The Jets repeatedly dropped passes like Mark Sanchez was throwing an ACME bomb at them that was about to go !BOOM!  Coach REX even admitted at one point he considered "yanking" Sanchez from the game.

But try this one on for size Coach.  When I was a kid, I learned the first play from scrimmage after getting a huge turn-over was,  "the Bomb"!  Remember those days (some of you)?  The Oakland Raiders exemplified that best.  Your first five offensive possessions resulted in a Punt; Interception; Fumble; Punt; and Downs...  Then after getting a big turn-over at 4:38 in the 2nd quarter, losing 10-3, the first play you run the ball and go no-where behind an Offensive Line pushing no-one at no-time.  You drew a lot of boo's for that call Coach and deserved it.  That's called seizing the moment and you chose not to.  Of course that criticism should be directed at Coach Brian Schottenheimer, but Head Coaches are the one's who get run over coals by the media.

However, REX didn't draw nearly as many boo's as Santonio Holmes had raining down on him when he dropped an easy 6 points in the end-zone which would have tied the game with the extra point during the same drive.  With the closest defender to him far away in Atlantic County, Holmes dropped an otherwise perfect floater.

WHAW!  WHaw!  whaw!  But that's why Sanchez was allowed to stay in the game.  As Coach Rex would say, it's a collective effort.

But when your Special Teams unit has 9 players on the field, when just last week they were guilty of having only 10 players on the field for a play..., That's on the Coaching.

When your Quarterback is spiking the ball on first down and you try gimmicks like the Wild Cat..., That's on the Coaching.

Why so much of an ineffective LT and so little of Shonn Greene?  Eight carries for Greene?  That's on the Coaching.  But they could run no-where anyway.

After last week's disaster, the Jets responded with just the type of low point, paper tiger, misleading defensive effort they've earned this year's fearsome reputation with, against a too ordinary, unspectacular Miami offense which gives credence to the notion the Jets haven't beaten anybody good.

But his time there was no last second, come-back opportunity facilitated by opposing Coach ineptitude.

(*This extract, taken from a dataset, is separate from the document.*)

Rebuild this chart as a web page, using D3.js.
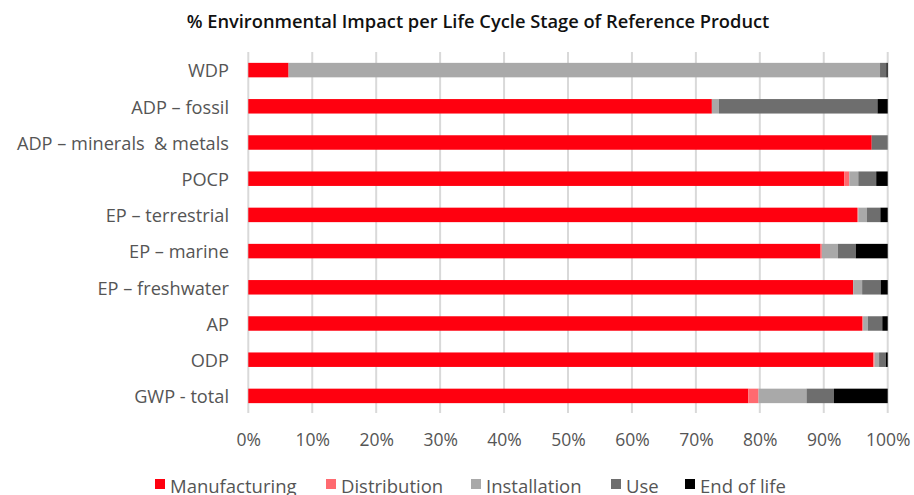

And thus no last chance heroics like weeks prior to New England.  What was supposed to be a day when Mark Sanchez put last week safely behind him, instead turned out to be a recurring nightmare that haunted him into having an even worse game.

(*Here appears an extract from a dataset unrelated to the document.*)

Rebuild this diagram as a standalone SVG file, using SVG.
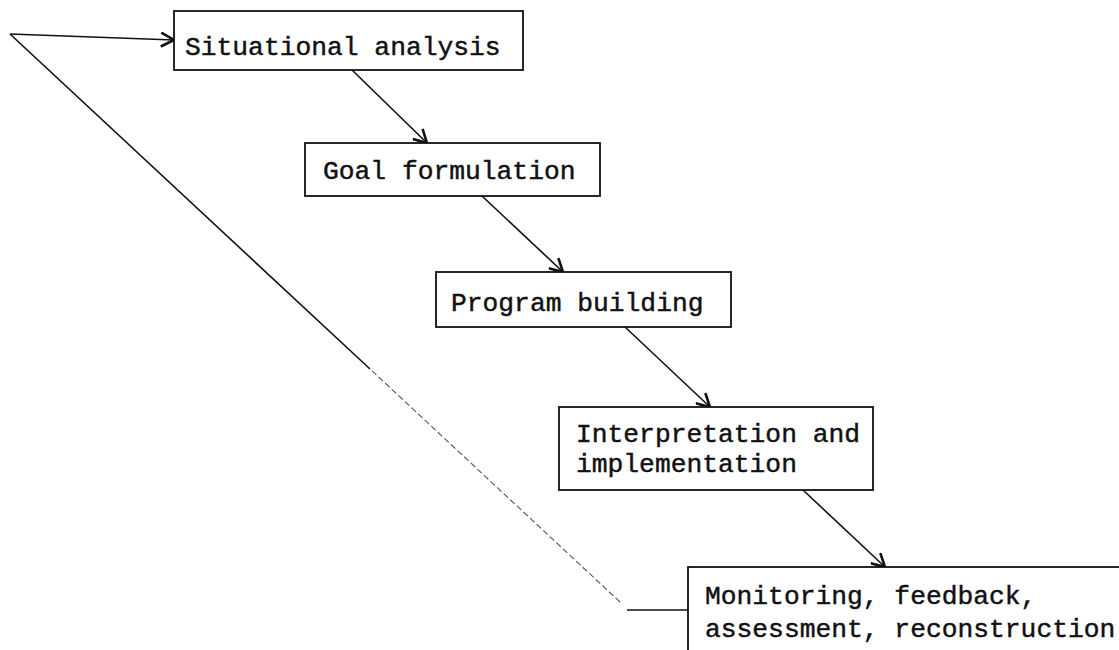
<svg xmlns="http://www.w3.org/2000/svg" width="1119" height="650" viewBox="0 0 1119 650">
  <style>
    .box { fill: #fff; stroke: #111; stroke-width: 1.8; }
    .lbl { font-family: "Liberation Mono", "DejaVu Sans Mono", monospace; font-size: 26.3px; fill: #111; stroke: #111; stroke-width: 0.45; }
    .conn { fill: none; stroke: #111; stroke-width: 1.6; }
    .faded { fill: none; stroke: #555; stroke-width: 1.1; stroke-dasharray: 6 3; }
  </style>
  <defs>
    <marker id="arrow" viewBox="0 0 16 16" refX="15" refY="8" markerWidth="16" markerHeight="16" markerUnits="userSpaceOnUse" orient="auto">
      <path d="M2,1 L15,8 L2,15" fill="none" stroke="#111" stroke-width="2.6" stroke-linejoin="miter"/>
    </marker>
  </defs>
  <rect width="1119" height="650" fill="#fff"/>

  <g id="connectors">
    <line class="conn" x1="352" y1="70" x2="427" y2="143" marker-end="url(#arrow)"/>
    <line class="conn" x1="482" y1="196" x2="563" y2="272" marker-end="url(#arrow)"/>
    <line class="conn" x1="625" y1="327" x2="710" y2="407" marker-end="url(#arrow)"/>
    <line class="conn" x1="803" y1="490" x2="885" y2="567" marker-end="url(#arrow)"/>
    <line class="conn" x1="688" y1="610" x2="627" y2="610"/>
    <line class="faded" x1="620" y1="602" x2="370" y2="369"/>
    <line class="conn" x1="370" y1="369" x2="10" y2="34"/>
    <line class="conn" x1="10" y1="34" x2="174" y2="40" marker-end="url(#arrow)"/>
  </g>

  <g id="node-situational-analysis">
    <rect class="box" x="174" y="11" width="349" height="59"/>
    <text class="lbl" x="185" y="55">Situational analysis</text>
  </g>

  <g id="node-goal-formulation">
    <rect class="box" x="305" y="143" width="295" height="53"/>
    <text class="lbl" x="323" y="179">Goal formulation</text>
  </g>

  <g id="node-program-building">
    <rect class="box" x="436" y="272" width="295" height="55"/>
    <text class="lbl" x="451" y="311">Program building</text>
  </g>

  <g id="node-interpretation">
    <rect class="box" x="559" y="407" width="314" height="83"/>
    <text class="lbl" x="576" y="442">Interpretation and</text>
    <text class="lbl" x="576" y="472">implementation</text>
  </g>

  <g id="node-monitoring">
    <rect class="box" x="688" y="567" width="520" height="200"/>
    <text class="lbl" x="705" y="604">Monitoring, feedback,</text>
    <text class="lbl" x="705" y="637">assessment, reconstruction</text>
  </g>
</svg>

After New England and four fumbles later, Pittsburgh looms.

There's a SABOTEUR On Board the J-E-T:

And now to add more flammable material to the Green Wreckage and make things so much more worse than things need to be, The NEW YORK JETS have a Saboteur in their midst!!

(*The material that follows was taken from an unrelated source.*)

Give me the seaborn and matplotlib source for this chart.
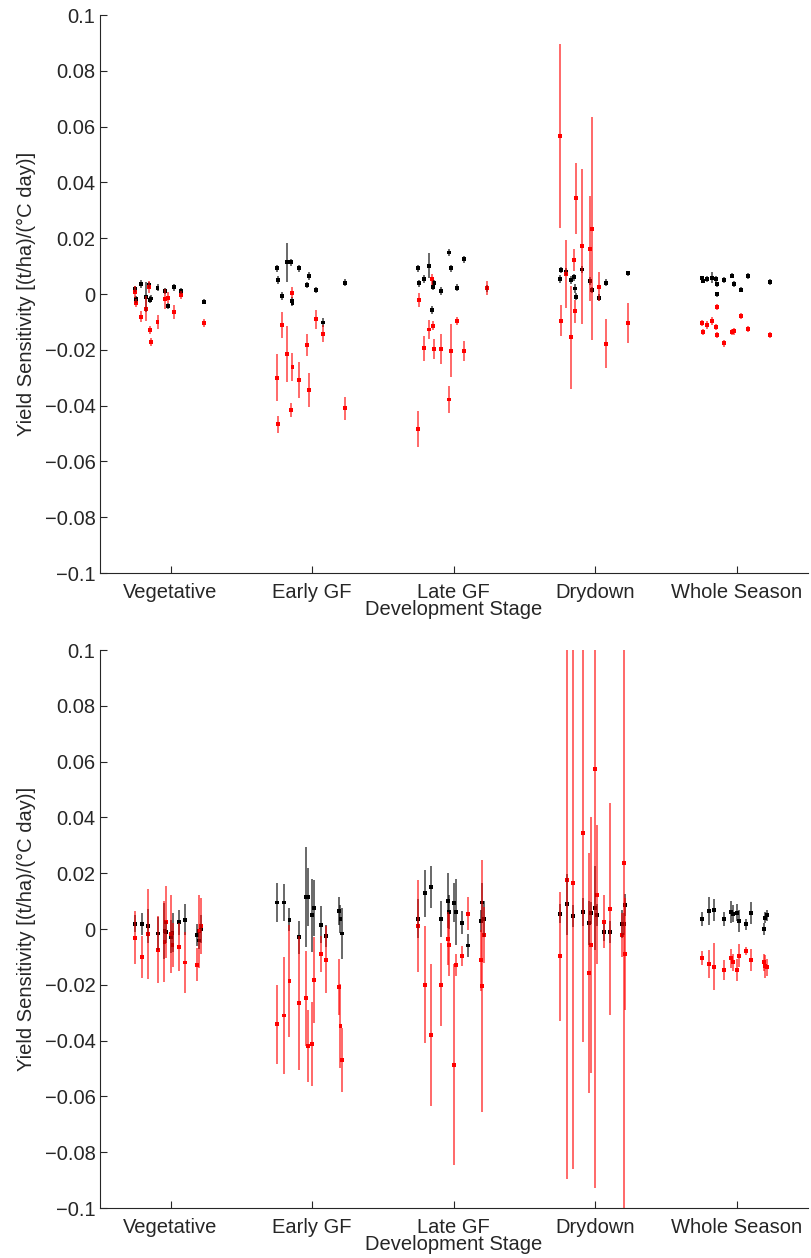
import numpy as np
import pandas as pd
import seaborn as sns
import matplotlib.pyplot as plt

stages = ['Vegetative', 'Early GF', 'Late GF', 'Drydown', 'Whole Season']

# position of each model inside a stage (fraction of the stage spacing)
top_offsets = [-0.25, -0.243, -0.21, -0.175, -0.151, -0.144, -0.139, -0.092, -0.036, -0.021, 0.026, 0.075, 0.233]
bottom_offsets = [-0.25, -0.2, -0.16, -0.09, -0.043, -0.031, 0.0, 0.014, 0.061, 0.101, 0.19, 0.2, 0.212]

# ---- top panel ----
top_black = [
    [0.0018, -0.0019, 0.0035, -0.0010, 0.0032, -0.0020, -0.0016, 0.0023, 0.0011, -0.0043, 0.0024, 0.0011, -0.0027],
    [0.0092, 0.0050, -0.0007, 0.0114, 0.0114, -0.0025, -0.0031, 0.0092, 0.0032, 0.0065, 0.0014, -0.0102, 0.0041],
    [0.0092, 0.0038, 0.0054, 0.0102, -0.0057, 0.0026, 0.0038, 0.0011, 0.0149, 0.0092, 0.0023, 0.0125, 0.0020],
    [0.0053, 0.0086, 0.0080, 0.0050, 0.0060, 0.0020, -0.0010, 0.0088, 0.0047, 0.0014, -0.0013, 0.0041, 0.0074],
    [0.0056, 0.0048, 0.0055, 0.0059, 0.0055, -0.0001, 0.0035, 0.0051, 0.0066, 0.0037, 0.0016, 0.0065, 0.0044],
]
top_black_err = [
    [0.0012, 0.0012, 0.0015, 0.0055, 0.0012, 0.0012, 0.0012, 0.0012, 0.0012, 0.0012, 0.0012, 0.0012, 0.0010],
    [0.0013, 0.0015, 0.0015, 0.0070, 0.0012, 0.0015, 0.0012, 0.0012, 0.0012, 0.0013, 0.0012, 0.0015, 0.0013],
    [0.0013, 0.0013, 0.0013, 0.0045, 0.0015, 0.0013, 0.0013, 0.0013, 0.0012, 0.0013, 0.0013, 0.0012, 0.0012],
    [0.0015, 0.0012, 0.0012, 0.0015, 0.0012, 0.0015, 0.0012, 0.0012, 0.0015, 0.0012, 0.0012, 0.0012, 0.0010],
    [0.0010, 0.0010, 0.0010, 0.0020, 0.0010, 0.0010, 0.0010, 0.0010, 0.0010, 0.0010, 0.0010, 0.0010, 0.0010],
]
top_red = [
    [0.0008, -0.0033, -0.0081, -0.0052, 0.0024, -0.0129, -0.0171, -0.0100, -0.0018, -0.0013, -0.0065, -0.0004, -0.0103],
    [-0.0300, -0.0467, -0.0110, -0.0215, -0.0416, 0.0005, -0.0260, -0.0308, -0.0183, -0.0344, -0.0091, -0.0142, -0.0410],
    [-0.0485, -0.0022, -0.0195, -0.0127, 0.0053, -0.0113, -0.0197, -0.0197, -0.0378, -0.0203, -0.0096, -0.0204, 0.0022],
    [0.0566, -0.0095, 0.0072, -0.0155, 0.0122, -0.0062, 0.0343, 0.0172, 0.0162, 0.0234, 0.0026, -0.0178, -0.0103],
    [-0.0104, -0.0137, -0.0112, -0.0097, -0.0119, -0.0047, -0.0146, -0.0177, -0.0135, -0.0133, -0.0079, -0.0125, -0.0146],
]
top_red_err = [
    [0.0022, 0.0015, 0.0020, 0.0045, 0.0022, 0.0015, 0.0015, 0.0025, 0.0035, 0.0020, 0.0025, 0.0015, 0.0015],
    [0.0085, 0.0030, 0.0047, 0.0100, 0.0025, 0.0020, 0.0050, 0.0063, 0.0040, 0.0060, 0.0035, 0.0030, 0.0040],
    [0.0065, 0.0025, 0.0045, 0.0035, 0.0020, 0.0015, 0.0035, 0.0055, 0.0050, 0.0095, 0.0015, 0.0037, 0.0025],
    [0.0330, 0.0055, 0.0123, 0.0185, 0.0040, 0.0040, 0.0127, 0.0278, 0.0188, 0.0400, 0.0052, 0.0087, 0.0072],
    [0.0010, 0.0010, 0.0015, 0.0015, 0.0010, 0.0010, 0.0010, 0.0012, 0.0010, 0.0012, 0.0012, 0.0010, 0.0010],
]

# ---- bottom panel ----
bottom_black = [
    [0.0019, 0.0018, 0.0011, -0.0016, -0.0006, -0.0010, -0.0027, -0.0014, 0.0025, 0.0034, -0.0022, -0.0041, 0.0001],
    [0.0095, 0.0095, 0.0034, -0.0030, 0.0115, 0.0115, 0.0049, 0.0076, 0.0016, -0.0025, 0.0066, 0.0035, -0.0016],
    [0.0037, 0.0128, 0.0150, 0.0037, 0.0102, 0.0061, 0.0094, 0.0061, 0.0023, -0.0059, 0.0028, 0.0095, 0.0036],
    [0.0055, 0.0089, 0.0047, 0.0061, 0.0022, 0.0057, 0.0076, 0.0050, -0.0012, -0.0010, 0.0019, 0.0017, 0.0086],
    [0.0037, 0.0066, 0.0069, 0.0037, 0.0061, 0.0055, 0.0058, 0.0029, 0.0017, 0.0058, 0.0000, 0.0040, 0.0049],
]
bottom_black_err = [
    [0.0030, 0.0040, 0.0060, 0.0060, 0.0100, 0.0040, 0.0060, 0.0070, 0.0045, 0.0055, 0.0040, 0.0030, 0.0050],
    [0.0070, 0.0065, 0.0040, 0.0060, 0.0180, 0.0105, 0.0130, 0.0100, 0.0065, 0.0040, 0.0050, 0.0050, 0.0090],
    [0.0070, 0.0085, 0.0075, 0.0065, 0.0100, 0.0060, 0.0070, 0.0120, 0.0040, 0.0040, 0.0040, 0.0070, 0.0065],
    [0.0035, 0.0110, 0.0040, 0.0050, 0.0080, 0.0040, 0.0150, 0.0040, 0.0030, 0.0040, 0.0050, 0.0040, 0.0040],
    [0.0025, 0.0050, 0.0040, 0.0025, 0.0040, 0.0030, 0.0030, 0.0040, 0.0020, 0.0040, 0.0020, 0.0020, 0.0020],
]
bottom_red = [
    [-0.0031, -0.0099, -0.0018, -0.0074, -0.0046, 0.0025, -0.0018, -0.0057, -0.0064, -0.0120, -0.0128, -0.0008, 0.0011],
    [-0.0342, -0.0310, -0.0186, -0.0264, -0.0248, -0.0420, -0.0412, -0.0183, -0.0090, -0.0110, -0.0207, -0.0347, -0.0470],
    [0.0011, -0.0200, -0.0380, -0.0199, -0.0035, -0.0057, -0.0487, -0.0128, -0.0096, 0.0055, -0.0112, -0.0204, -0.0022],
    [-0.0098, 0.0175, 0.0165, 0.0345, -0.0157, -0.0057, 0.0572, 0.0123, 0.0026, 0.0072, -0.0022, 0.0237, -0.0089],
    [-0.0105, -0.0125, -0.0135, -0.0147, -0.0105, -0.0119, -0.0147, -0.0095, -0.0078, -0.0112, -0.0119, -0.0134, -0.0137],
]
bottom_red_err = [
    [0.0095, 0.0075, 0.0160, 0.0120, 0.0145, 0.0130, 0.0140, 0.0080, 0.0085, 0.0110, 0.0060, 0.0130, 0.0100],
    [0.0140, 0.0210, 0.0200, 0.0240, 0.0170, 0.0130, 0.0150, 0.0155, 0.0065, 0.0120, 0.0100, 0.0150, 0.0115],
    [0.0165, 0.0210, 0.0255, 0.0150, 0.0095, 0.0110, 0.0360, 0.0040, 0.0035, 0.0060, 0.0110, 0.0450, 0.0100],
    [0.0230, 0.1070, 0.1025, 0.0750, 0.0430, 0.0460, 0.1500, 0.0250, 0.0095, 0.0380, 0.0080, 0.1300, 0.0200],
    [0.0025, 0.0050, 0.0085, 0.0035, 0.0035, 0.0030, 0.0040, 0.0040, 0.0015, 0.0040, 0.0030, 0.0040, 0.0030],
]

yticks = [0.1, 0.08, 0.06, 0.04, 0.02, 0, -0.02, -0.04, -0.06, -0.08, -0.1]


def build_frame(offsets, black, black_err, red, red_err):
    rows = []
    for series, vals, errs in [('black', black, black_err), ('red', red, red_err)]:
        for i in range(len(stages)):
            for j, off in enumerate(offsets):
                rows.append({'series': series, 'x': i + 1 + off,
                             'value': vals[i][j], 'err': errs[i][j]})
    return pd.DataFrame(rows)


sns.set_style('ticks')
plt.rcParams['font.family'] = ['Liberation Sans', 'DejaVu Sans']
plt.rcParams['xtick.direction'] = 'in'
plt.rcParams['ytick.direction'] = 'in'

fig = plt.figure(figsize=(8.11, 12.58), dpi=100)
ax_top = fig.add_axes([0.123, 0.5445, 0.873, 0.4435])
ax_bot = fig.add_axes([0.123, 0.0397, 0.873, 0.4436])

panels = [
    (ax_top, build_frame(top_offsets, top_black, top_black_err, top_red, top_red_err)),
    (ax_bot, build_frame(bottom_offsets, bottom_black, bottom_black_err, bottom_red, bottom_red_err)),
]

colors = {'black': 'black', 'red': 'red'}
fs = 14.5
for ax, df in panels:
    for series in ['black', 'red']:
        d = df[df['series'] == series]
        ax.vlines(d['x'], d['value'] - d['err'], d['value'] + d['err'],
                  color=colors[series], lw=1.1, alpha=0.75)
    sns.scatterplot(data=df, x='x', y='value', hue='series', palette=colors,
                    marker='s', s=8, edgecolor='none', legend=False, ax=ax)
    ax.set_xlim(0.5, 5.5)
    ax.set_ylim(-0.1, 0.1)
    ax.set_xticks(range(1, 6))
    ax.set_xticklabels(stages)
    ax.set_yticks(yticks)
    ax.set_yticklabels([f'{t:g}'.replace('-', '\u2212') for t in yticks])
    ax.tick_params(labelsize=fs, length=5, width=0.8)
    ax.tick_params(axis='x', pad=7)
    ax.tick_params(axis='y', pad=3)
    ax.set_xlabel('Development Stage', fontsize=fs, labelpad=-1)
    ax.set_ylabel('Yield Sensitivity [(t/ha)/(\u00b0C day)]', fontsize=fs, labelpad=6)
    sns.despine(ax=ax)

fig.savefig('out.png', dpi=100)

A member of the Jets' sideline non-player personnel; the Strength and Conditioning Coach!, as it stands right now, is accused of tripping a Dolphins' player as a live play ended out of bounds.  Of course, further comment should be with-held until the NFL gets their hands on this..., or until tomorrow when everyone else starts talking about it!

But if everything is, as it appeared, what a disgraceful act of ponderous absurdity!   It's unbelievable and at the same time, believable; very believable.  For in ANIMAL HOUSE, tripping dudes is funny!  The gentleman who "tripped-out" has been identified as Sal A. (why the link).  Article by Will Brinson:

And Sal's apology.
ProFootballTalk.nbcsports   Article by Gregg Rosenthal

Right now, The long roads of "HARD KNOCKS" Boulevard and "Ground and Pound" Avenue , at second glance, look like dead ends streets.

If this seemed rough it's because that's the way Rex likes it.  It's a HARD KNOCKS Life Baby!